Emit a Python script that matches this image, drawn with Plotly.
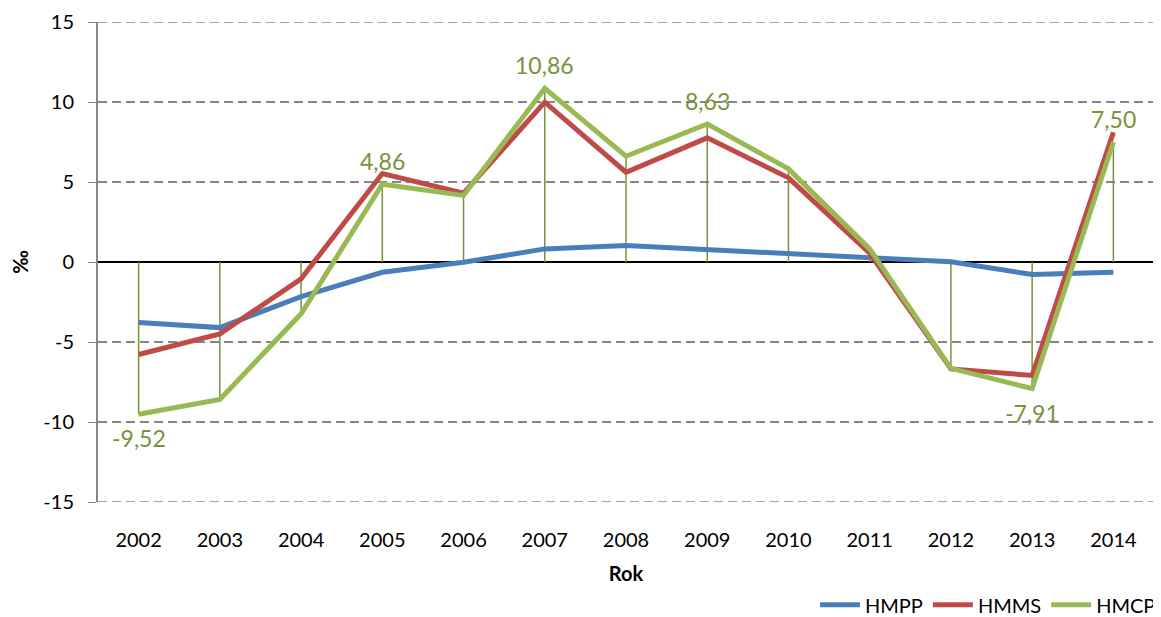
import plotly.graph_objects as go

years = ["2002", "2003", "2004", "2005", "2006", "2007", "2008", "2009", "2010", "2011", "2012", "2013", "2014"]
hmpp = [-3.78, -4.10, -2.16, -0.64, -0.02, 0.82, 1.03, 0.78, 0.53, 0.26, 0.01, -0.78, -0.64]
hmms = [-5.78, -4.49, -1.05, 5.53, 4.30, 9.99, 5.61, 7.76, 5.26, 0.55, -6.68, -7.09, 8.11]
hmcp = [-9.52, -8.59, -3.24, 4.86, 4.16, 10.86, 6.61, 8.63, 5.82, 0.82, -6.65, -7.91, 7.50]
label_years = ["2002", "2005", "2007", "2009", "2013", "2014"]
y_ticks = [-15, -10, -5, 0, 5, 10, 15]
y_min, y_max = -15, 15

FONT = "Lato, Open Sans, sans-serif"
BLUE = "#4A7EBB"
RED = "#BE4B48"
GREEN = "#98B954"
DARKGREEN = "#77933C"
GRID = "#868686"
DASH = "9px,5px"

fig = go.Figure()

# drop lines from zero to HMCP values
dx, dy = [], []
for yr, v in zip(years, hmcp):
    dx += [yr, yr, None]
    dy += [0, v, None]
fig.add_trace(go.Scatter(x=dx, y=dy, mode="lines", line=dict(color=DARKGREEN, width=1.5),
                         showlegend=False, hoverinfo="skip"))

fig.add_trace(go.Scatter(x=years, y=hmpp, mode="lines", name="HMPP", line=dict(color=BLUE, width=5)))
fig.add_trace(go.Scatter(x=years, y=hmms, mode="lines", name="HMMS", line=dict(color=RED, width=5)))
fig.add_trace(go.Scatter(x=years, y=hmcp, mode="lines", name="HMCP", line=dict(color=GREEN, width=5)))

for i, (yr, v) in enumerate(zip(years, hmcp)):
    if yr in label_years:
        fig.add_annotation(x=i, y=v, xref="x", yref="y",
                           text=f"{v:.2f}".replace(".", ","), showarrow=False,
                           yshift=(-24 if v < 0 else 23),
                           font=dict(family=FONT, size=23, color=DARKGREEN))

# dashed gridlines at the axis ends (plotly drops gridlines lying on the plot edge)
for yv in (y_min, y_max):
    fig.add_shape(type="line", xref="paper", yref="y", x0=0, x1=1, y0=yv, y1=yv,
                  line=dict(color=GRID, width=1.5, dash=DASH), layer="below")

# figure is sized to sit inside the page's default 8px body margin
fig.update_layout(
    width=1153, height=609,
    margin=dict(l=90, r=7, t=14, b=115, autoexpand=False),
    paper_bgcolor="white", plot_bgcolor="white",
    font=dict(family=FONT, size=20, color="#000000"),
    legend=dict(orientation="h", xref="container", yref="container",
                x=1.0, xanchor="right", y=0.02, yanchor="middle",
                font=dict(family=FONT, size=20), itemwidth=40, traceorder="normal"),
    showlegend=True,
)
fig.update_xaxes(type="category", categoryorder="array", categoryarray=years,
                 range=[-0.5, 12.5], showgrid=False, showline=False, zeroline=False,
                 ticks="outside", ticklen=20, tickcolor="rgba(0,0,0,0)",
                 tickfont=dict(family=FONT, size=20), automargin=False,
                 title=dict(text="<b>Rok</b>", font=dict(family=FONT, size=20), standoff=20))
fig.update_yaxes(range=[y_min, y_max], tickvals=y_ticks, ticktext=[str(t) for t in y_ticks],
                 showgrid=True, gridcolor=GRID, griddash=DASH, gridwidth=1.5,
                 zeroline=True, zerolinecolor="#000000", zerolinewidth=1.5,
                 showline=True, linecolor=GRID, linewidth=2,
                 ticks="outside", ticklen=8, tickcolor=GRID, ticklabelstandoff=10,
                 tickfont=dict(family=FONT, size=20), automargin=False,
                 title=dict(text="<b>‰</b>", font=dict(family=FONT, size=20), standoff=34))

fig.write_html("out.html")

WHAT THE EXERCISE ASKS: Output exactly the span of lines from the top of the listing through the line holding "import plotly.graph_objects as go", and leave every picture out.

SOLUTION TO THIS TASK:
Emit a Python script that matches this image, drawn with Plotly.
import plotly.graph_objects as go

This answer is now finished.